IDM service down

Incident Report for TrustSource

Postmortem

WHAT HAS HAPPENED?

Feb 2nd we received a Vulnerability Alert concerning the infrastructure we apply for connecting 3rd arty authentication and authorisation providers. This critical vulnerability bears the potential for unauthorised 3rd parties to remotely inject users into previously known accounts. Despite this attack still requiring a lot of internal know how, e.g. internal IDs, which should not be exposed, to perform a successful attack, we accepted this as a serious threat to our overall system integrity.

In the following two days an upgrade of the component has been provided and tested on our DEV services. After completing tests successfully, the hot fix has been scheduled for deployment on PRD, together with another long awaited update concerning internal certificates.

The update has been started and the certificate base renewed but then the deployment of the patch failed. At that point it has ben unclear why the setup procedure failed. But unfortunately the rollback to the previous version has not been possible since the former version expected the old certificates and the provider managed infrastructure did not allow to revert to the old certificates.

Our DEV team jumped in and developed an old version lifted on the new certificate stack to allow DB connectivity. After testing this successfully on DEV the new composition went on PRD,… and failed. Obviously the upgrade changed the database schema and got stuck in a position where the new tables were not there yet, but some were already migrated leaving leaks for the older versions.

Finally a backup of the status before the first change has been restored and the new old image was successfully applied, returning to an operational state.

WHAT WAS THE IMPACT?

Users login in directly to the application were not impacted. Until the updated old version has been activated, users login into TrustSource using the IDM service, were banned from access.

WHAT HAS CAUSED THIS?

The root cause for this outage hass been the combination of the two repair actions. Despite the two being fairly independent from each other, the change of the certificate store limited the rollback options. This has not been seen when analysing the risks of the two changes separately.

The analysis of the failing setup procedure derived, that the service failed to update while operating some renovation works applying liquibase updates to the internal table and index structures of the IDM. Unfortunately these changes were not transactional. So half of the migration already went through when the failure occured. Unfortunately parts of the already successful restructuring prevented to restore the old service.

These failures were caused by an empty DB scheme available in the PRD database - most likely from the time before the service has been operational - which has not been present in the more frequently updated test systems. Despite liquibase clearly assigning the requests towards the correct schema, someone in the chain between the liquibase executor and the database seemed to have skipped case sensitivity and thus produced the irritation leading to the failure.

WHAT ARE THE LEARNINGS?

Reflecting the events, we found three take-away-messages:

A) DO NOT COMBINE DIFFERENT ROLLOUT-TOPICS

Combining unrelated activities bears the risk of unexpected interaction and it produces unnecessary dust. The dust veils clarity. Due to the amount of changes, OPS team had difficulties identifying the real cause for failure, ending up to bark up the wrong trees. That caused unnecessary outage time.

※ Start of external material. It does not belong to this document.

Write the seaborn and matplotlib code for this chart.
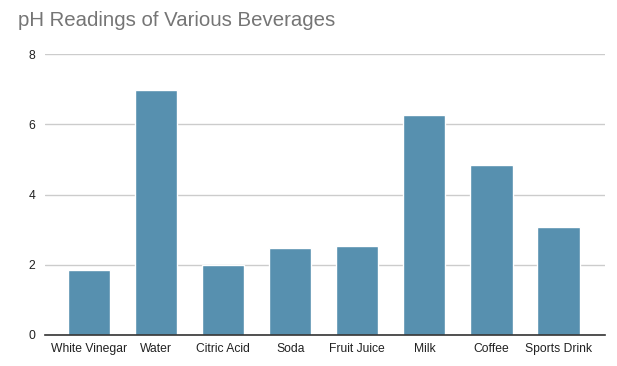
"""
pH readings bar chart
"""

import pandas as pd
import matplotlib.pyplot as plt
import seaborn as sns

sns.set_theme(style="whitegrid")
plt.rcParams["font.family"] = ["Liberation Sans", "DejaVu Sans"]

# ---------------------------------------------
# Data
# ---------------------------------------------

beverages = [
    "White Vinegar", "Water", "Citric Acid", "Soda",
    "Fruit Juice", "Milk", "Coffee", "Sports Drink",
]
ph_values = [1.84, 6.97, 1.99, 2.49, 2.52, 6.26, 4.84, 3.08]

df = pd.DataFrame({"Beverage": beverages, "pH": ph_values})

# ---------------------------------------------
# Chart
# ---------------------------------------------

fig = plt.figure(figsize=(6.17, 3.66), dpi=100)
ax = fig.add_axes([0.073, 0.085, 0.907, 0.767])

sns.barplot(
    data=df,
    x="Beverage",
    y="pH",
    color="#5790af",
    saturation=1,
    width=0.63,
    ax=ax,
)

ax.set_ylim(0, 8)
ax.set_yticks([0, 2, 4, 6, 8])
ax.set_xlim(-0.66, len(beverages) - 0.31)
ax.set_xlabel("")
ax.set_ylabel("")

ax.grid(axis="y", color="#cccccc", linewidth=1)
ax.grid(axis="x", visible=False)
for side in ["top", "right", "left"]:
    ax.spines[side].set_visible(False)
ax.spines["bottom"].set_color("#333333")
ax.spines["bottom"].set_linewidth(1.2)

ax.tick_params(axis="both", length=0, labelsize=8.7, colors="#222222")
ax.tick_params(axis="y", pad=7)
ax.tick_params(axis="x", pad=6)

fig.text(0.029, 0.945, "pH Readings of Various Beverages",
         fontsize=14.7, color="#757575", ha="left", va="center")

fig.savefig("out.png", dpi=100)
plt.close(fig)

B) DON’T TAKE MANAGED SERVICES AS A SURE BET

It is cool to get many things managed. We would not be able to provide what we provide without the whole bunch of managed services. However, this comfort still bears risks. Technical debt may also be accumulated here. The fact that the change of the certificate stack could not be reverted, has not been clear until the desire has occured! A more sorrow testing and risk management even on the managed services could do good.

C) IT IS GOOD TO RUN OPEN SOURCE

We never would have been able to get from any software vendor in that short time. Due to the ability to look into the sources it has been possible to identify the failing position quiet fast. Talking to not involved people and getting their buyin would have taken much longer. And maybe it would not even have solved the problem, since this has been caused by another issue created ages back on our side.

Posted Feb 17, 2022 - 14:03 CET

Resolved

We are happy to confirm the final resolution of the issue!
A sound postmortem will follow.
Sorry for any inconvenience caused.

Posted Feb 05, 2022 - 17:09 CET

Update

To keep you updated:
We have provided a secured version of the service. But during upgrade we ran into difficulties with provided upgrade routine on data side. Currently we are analysing the issues. Most likely we will revert to the last known good. A detailed postmortem will be provided afterwards.
PLEASE NOTE: This only impacts users login into the service through a third party authentication mechanism! Users with direct login to the TrustSource service or API usage are not impacted.

Posted Feb 04, 2022 - 08:12 CET

Monitoring

We had to shutdown the IDM service to protect system integrity due to a recently announced vulnerability in the infrastructure we are using. There is a patch available which we are currently applying. We expect the service to be available again later today. We will notify you accordingly.
If you are using TrustSource with TrustSource logins or are using API keys for communication with the service, this issue will not impact you. This is just impacting users of the Identity Management Service.

Posted Feb 03, 2022 - 15:06 CET

This incident affected: TrustSource Services (Core Service).